We start from volume-averaged energies depending on distributions (Young-measures) of internal variables and compatible distributions (Gradient Young-measures) of deformation-gradients. Minimization with respect to the latter yields a relaxed energy which is approximately (cross-) quasiconvex ensuring the corresponding favorable properties such as existence of minimizers for the corresponding boundary-value problem.
Legendre-transform of this relaxed energy with respect to the distributions of internal variables introduced above then leads to evolution equations which possess a formal similarity to those of plasticity theory, apart from the fact that numerical complications are caused by the requirement on the density-distributions to be nonnegative everywhere.
Nevertheless it is possible to construct efficient integration-algorithms. Numerical examples involving shape-memory-alloys will be presented.

Sergio Conti, Leipzig.
"Dislocation microstructures and the effective behavior of single Crystals"
We consider single-crystal plasticity in the limiting case of infinite latent hardening, which signifies that the crystal must deform in single slip at all material points. This requirement introduces a nonconvex constraint, and thereby induces the formation of fine-scale structures.
We show by means of concrete examples how the mathematical tools of the calculus of variations permit to investigate both the macroscopic material behavior and the pattern formation on a microscopic scale.
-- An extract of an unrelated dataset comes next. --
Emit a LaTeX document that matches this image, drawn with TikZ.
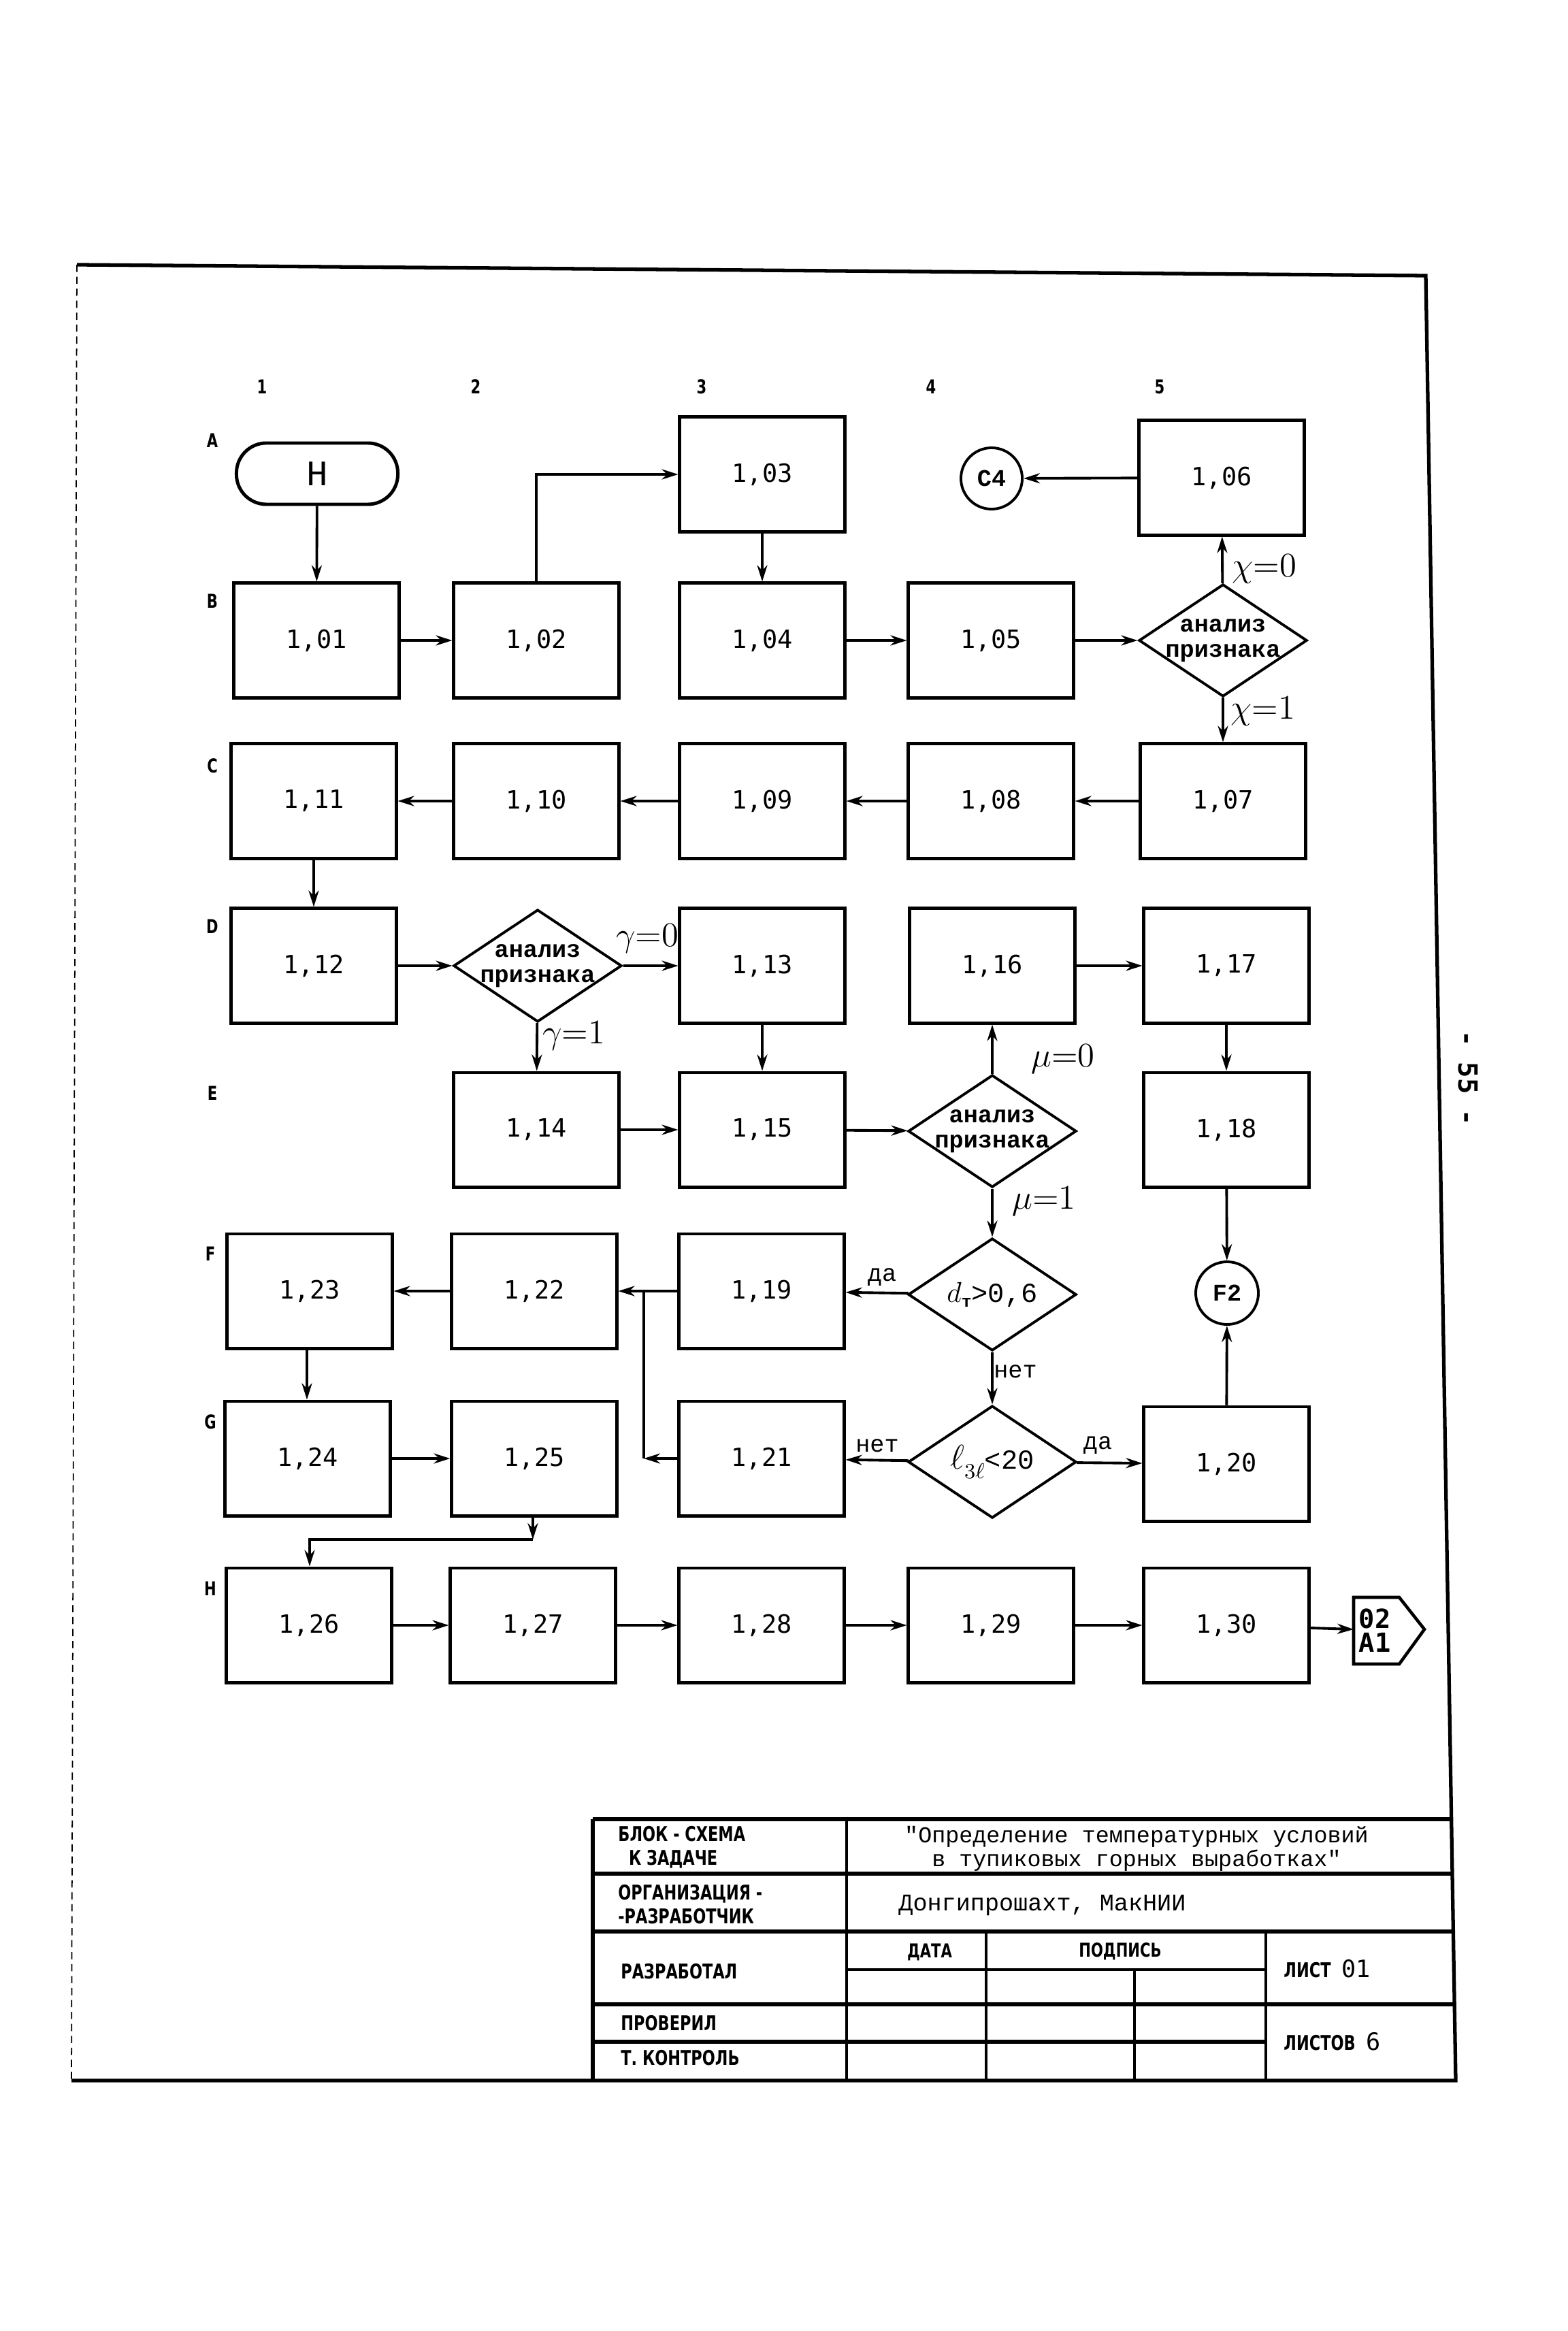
\documentclass[tikz,border=0pt]{standalone}
\usepackage{fontspec}
\usetikzlibrary{shapes.geometric,arrows.meta}
\newfontfamily\boxfont{DejaVu Sans Mono}
\newfontfamily\twf{Liberation Mono}
\newfontfamily\stcf[FakeStretch=0.75]{DejaVu Sans}
\begin{document}
\begin{tikzpicture}[x=0.01cm,y=-0.01cm,
 box/.style={draw, line width=1.4pt, minimum width=2.42cm, minimum height=1.68cm, inner sep=0pt, font=\boxfont\fontsize{10.5}{12}\selectfont},
 dec/.style={diamond, draw, line width=1.1pt, minimum width=2.47cm, minimum height=1.65cm, inner sep=-8pt, align=center, font=\twf\bfseries\fontsize{10}{10.5}\selectfont},
 conn/.style={circle, draw, line width=1.1pt, minimum size=0.9cm, inner sep=0pt, font=\twf\bfseries\fontsize{10}{12}\selectfont},
 arr/.style={draw, line width=1.1pt, -{Stealth[length=0.24cm,width=0.15cm]}},
 ln/.style={draw, line width=1.1pt},
 lab/.style={font=\stcf\bfseries\fontsize{8}{9}\selectfont},
 hw/.style={font=\fontsize{15}{17}\selectfont, inner sep=1pt},
 twl/.style={font=\twf\fontsize{10}{12}\selectfont},
 tb/.style={line width=1.5pt},
 stc/.style={font=\stcf\bfseries\fontsize{8.5}{10}\selectfont, anchor=west, align=left},
]
\useasboundingbox (0,0) rectangle (2303,3425);
\fill[white] (0,0) rectangle (2303,3425);

% frame
\draw[line width=1.5pt] (113,389) -- (2095,405) -- (2139,3057) -- (105,3057);
\draw[line width=0.5pt, densely dashed] (113,389) -- (105,3057);

% grid labels
\node[lab] (k1) at (385,568) {1};
\node[lab] (k2) at (699,568) {2};
\node[lab] (k3) at (1031,568) {3};
\node[lab] (k4) at (1368,568) {4};
\node[lab] (k5) at (1704,568) {5};
\node[lab] (rA) at (312,647) {A};
\node[lab] (rB) at (312,883) {B};
\node[lab] (rC) at (312,1125) {C};
\node[lab] (rD) at (312,1361) {D};
\node[lab] (rE) at (312,1606) {E};
\node[lab] (rF) at (309,1842) {F};
\node[lab] (rG) at (309,2089) {G};
\node[lab] (rH) at (309,2334) {H};

% row A
\node[draw, line width=1.4pt, rounded corners=0.44cm, minimum width=2.37cm, minimum height=0.9cm, inner sep=0pt, font=\twf\fontsize{15}{17}\selectfont] (nH) at (466,696) {Н};
\node[box] (n103) at (1120,697) {1,03};
\node[conn] (c4) at (1457,703) {C4};
\node[box] (n106) at (1795,702) {1,06};

% row B
\node[box] (n101) at (465,941) {1,01};
\node[box] (n102) at (788,941) {1,02};
\node[box] (n104) at (1120,941) {1,04};
\node[box] (n105) at (1456,941) {1,05};
\node[dec] (dB) at (1797,941) {анализ\\признака};

% row C
\node[box] (n111) at (461,1177) {1,11};
\node[box] (n110) at (788,1177) {1,10};
\node[box] (n109) at (1120,1177) {1,09};
\node[box] (n108) at (1456,1177) {1,08};
\node[box] (n107) at (1797,1177) {1,07};

% row D
\node[box] (n112) at (461,1419) {1,12};
\node[dec] (dD) at (790,1419) {анализ\\признака};
\node[box] (n113) at (1120,1419) {1,13};
\node[box] (n116) at (1458,1419) {1,16};
\node[box] (n117) at (1802,1419) {1,17};

% row E
\node[box] (n114) at (788,1660) {1,14};
\node[box] (n115) at (1120,1660) {1,15};
\node[dec] (dE) at (1458,1662) {анализ\\признака};
\node[box] (n118) at (1802,1660) {1,18};

% row F
\node[box] (n123) at (455,1897) {1,23};
\node[box] (n122) at (785,1897) {1,22};
\node[box] (n119) at (1119,1897) {1,19};
\node[dec] (dd) at (1458,1902) {{\fontsize{13}{15}\selectfont$d$}\raisebox{-2pt}{\twf\fontsize{7}{8}\selectfont т}{\twf\mdseries\fontsize{11.5}{13}\selectfont>0,6}};
\node[conn, minimum size=0.92cm] (f2) at (1803,1900) {F2};

% row G
\node[box] (n124) at (452,2143) {1,24};
\node[box] (n125) at (785,2143) {1,25};
\node[box] (n121) at (1119,2143) {1,21};
\node[dec] (dl) at (1458,2148) {{\fontsize{14}{15}\selectfont$\ell$}\raisebox{-4pt}{\fontsize{9}{10}\selectfont$3\ell$}{\twf\mdseries\fontsize{11.5}{13}\selectfont<20}};
\node[box] (n120) at (1802,2151) {1,20};

% row H
\node[box] (n126) at (454,2388) {1,26};
\node[box] (n127) at (783,2388) {1,27};
\node[box] (n128) at (1119,2388) {1,28};
\node[box] (n129) at (1456,2388) {1,29};
\node[box] (n130) at (1802,2388) {1,30};
\draw[line width=1.3pt] (1989,2347) -- (2056,2347) -- (2093,2394) -- (2056,2445) -- (1989,2445) -- cycle;
\coordinate (offW) at (1989,2394);
\node[font=\boxfont\bfseries\fontsize{11}{10}\selectfont, align=left, anchor=west, inner sep=0pt] (offt) at (1996,2396) {02\\A1};

% connectors
\draw[arr] (nH) -- (n101);
\draw[arr] (n101) -- (n102);
\draw[arr] (n102.north) |- (n103.west);
\draw[arr] (n103) -- (n104);
\draw[arr] (n104) -- (n105);
\draw[arr] (n105) -- (dB);
\draw[arr] (dB) -- (n106);
\draw[arr] (dB) -- (n107);
\draw[arr] (n106) -- (c4);
\draw[arr] (n107) -- (n108);
\draw[arr] (n108) -- (n109);
\draw[arr] (n109) -- (n110);
\draw[arr] (n110) -- (n111);
\draw[arr] (n111) -- (n112);
\draw[arr] (n112) -- (dD);
\draw[arr] (dD) -- (n113);
\draw[arr] (dD) -- (n114);
\draw[arr] (n113) -- (n115);
\draw[arr] (n114) -- (n115);
\draw[arr] (n115) -- (dE);
\draw[arr] (dE) -- (n116);
\draw[arr] (n116) -- (n117);
\draw[arr] (n117) -- (n118);
\draw[arr] (n118) -- (f2);
\draw[arr] (dE) -- (dd);
\draw[arr] (dd) -- (n119);
\draw[arr] (dd) -- (dl);
\draw[arr] (dl) -- (n120);
\draw[arr] (dl) -- (n121);
\draw[arr] (n120) -- (f2);
\draw[arr] (n119) -- (n122);
\coordinate (j21) at (946,2143);
\coordinate (j22) at (946,1897);
\draw[arr] (n121) -- (j21);
\draw[ln] (j21) -- (j22);
\draw[arr] (n122) -- (n123);
\draw[arr] (n123.south -| 451,0) -- (n124.north -| 451,0);
\draw[arr] (n124) -- (n125);
\coordinate (b1) at (783,2262);
\draw[arr] (n125.south -| b1) -- (b1);
\draw[arr] (b1) -| (n126.north -| 455,0);
\draw[arr] (n126) -- (n127);
\draw[arr] (n127) -- (n128);
\draw[arr] (n128) -- (n129);
\draw[arr] (n129) -- (n130);
\draw[arr] (n130) -- (offW);

% branch labels
\node[hw] (lx0) at (1858,836) {$\chi{=}0$};
\node[hw] (lx1) at (1856,1045) {$\chi{=}1$};
\node[hw] (lg0) at (951,1379) {$\gamma{=}0$};
\node[hw] (lg1) at (843,1522) {$\gamma{=}1$};
\node[hw] (lm0) at (1562,1556) {$\mu{=}0$};
\node[hw] (lm1) at (1534,1765) {$\mu{=}1$};
\node[twl] (t1) at (1296,1877) {да};
\node[twl] (t2) at (1492,2015) {нет};
\node[twl] (t3) at (1289,2124) {нет};
\node[twl] (t4) at (1613,2124) {да};

% page number
\node[rotate=-90, font=\boxfont\bfseries\fontsize{11}{12}\selectfont] (pg) at (2157,1584) {- 55 -};

% title block
\draw[tb] (871,2673) -- (2135,2673);
\draw[tb] (871,2753) -- (2136,2753);
\draw[tb] (871,2838) -- (2137,2838);
\draw[tb] (871,2945) -- (2138,2945);
\draw[tb] (871,3000) -- (1860,3000);
\draw[line width=1.2pt] (1244,2894) -- (1860,2894);
\draw[tb] (871,2673) -- (871,3057);
\draw[line width=1.1pt] (1244,2673) -- (1244,3057);
\draw[line width=1.1pt] (1449,2838) -- (1449,3057);
\draw[line width=1.1pt] (1667,2894) -- (1667,3057);
\draw[line width=1.1pt] (1860,2838) -- (1860,3057);

\node[stc] (tb1) at (896,2714) {БЛОК - СХЕМА\\\ \ К ЗАДАЧЕ};
\node[stc] (tb2) at (896,2798) {ОРГАНИЗАЦИЯ -\\-РАЗРАБОТЧИК};
\node[stc] (tb3) at (900,2897) {РАЗРАБОТАЛ};
\node[stc] (tb4) at (900,2973) {ПРОВЕРИЛ};
\node[stc] (tb5) at (900,3024) {Т. КОНТРОЛЬ};
\node[font=\twf\fontsize{9.5}{8.5}\selectfont, align=center] (tt) at (1670,2716) {"Определение температурных условий\\в тупиковых горных выработках"};
\node[font=\twf\fontsize{10}{12}\selectfont, anchor=west] (org) at (1308,2800) {Донгипрошахт, МакНИИ};
\node[font=\stcf\bfseries\fontsize{8}{9}\selectfont] (dt) at (1366,2868) {ДАТА};
\node[font=\stcf\bfseries\fontsize{8}{9}\selectfont] (ps) at (1646,2867) {ПОДПИСЬ};
\node[stc] (ls) at (1874,2893) {ЛИСТ \ {\boxfont\mdseries\fontsize{10}{12}\selectfont 01}};
\node[stc] (lv) at (1874,3000) {ЛИСТОВ \ {\boxfont\mdseries\fontsize{10}{12}\selectfont 6}};
\end{tikzpicture}
\end{document}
Erik van der Giessen, Groningen.
"Nonlocal crystal plasticity: a statistical-mechanics based formulation versus discrete dislocation plasticity"
Conventional continuum mechanics models of plastic deformation are size scale independent. In contrast, there is considerable experimental evidence that plastic flow in crystalline materials is size dependent over length scales on the order of tens of microns and smaller. Various so-called nonlocal plasticity theories have been proposed that incorporate a size dependence, e.g. Aifantis (1984), Fleck and Hutchinson (1997), Acharya and Bassani (2000), Gurtin (2002), but they differ strongly in origin and mathematical structure. Although dislocation-based arguments have sometimes been used as a motivation, the theories mentioned above are phenomenological and have not been quantitatively derived from considerations of the behavior of dislocations. Therefore, the material length scale that enters in such theories needs to be fitted to experimental results, e.g., Fleck et al. (1994) and Fleck and Hutchinson (1997), or results of numerical discrete dislocation simulations, e.g. Bassani et al. (2001), Bittencourt et al. (2002).
By contrast, I will present a different new nonlocal plasticity theory that combines a standard crystal plasticity model with a two-dimensional statistical-mechanics description of the collective behavior of dislocations due to Groma (1997). The theory involves two coupled transport equations for two dislocation density fields: one is the total dislocation density and the other is a net-Burgers vector density. The length scale that enters this theory during the derivation is not a fixed length but one that varies with the distribution of the net-Burgers vector density.
After presentation of the theory for single slip, I will discuss the fit to dislocations simulations of the same boundary-value problem, namely that of the shear of a composite. The resulting solution will be contrasted with solutions using the phenomenological theories of Acharya and Bassani (2000) and Gurtin (2002). With the parameters from this fit, bending is analyzed, and compared with discrete dislocation plasticity also. Both calculations emphasize the importance of dislocation availability, a notion that is often ignored but can control the response of small systems. Finally, I will discuss some issues in the generalization of the theory to multiple slip.

Francesco Maggi, Florence.
"A new approach to counterexamples to estimates: Korn's inequality and geometric rigidity"
The derivation of counterexamples to L1 estimates can be reduced to a geometric decomposition procedure along rank-one lines in matrix space. We illustrate this concept in two concrete applications. Firstly, we recover a celebrated, and rather complex, counterexample by Ornstein, proving the failure of Korn's inequality, and of the corresponding geometrically nonlinear rigidity result, in L1 . Secondly, we construct a function f:R2->R which is separately convex but whose gradient is not in BVloc in the sense that the mixed derivative f12 is not a bounded measure.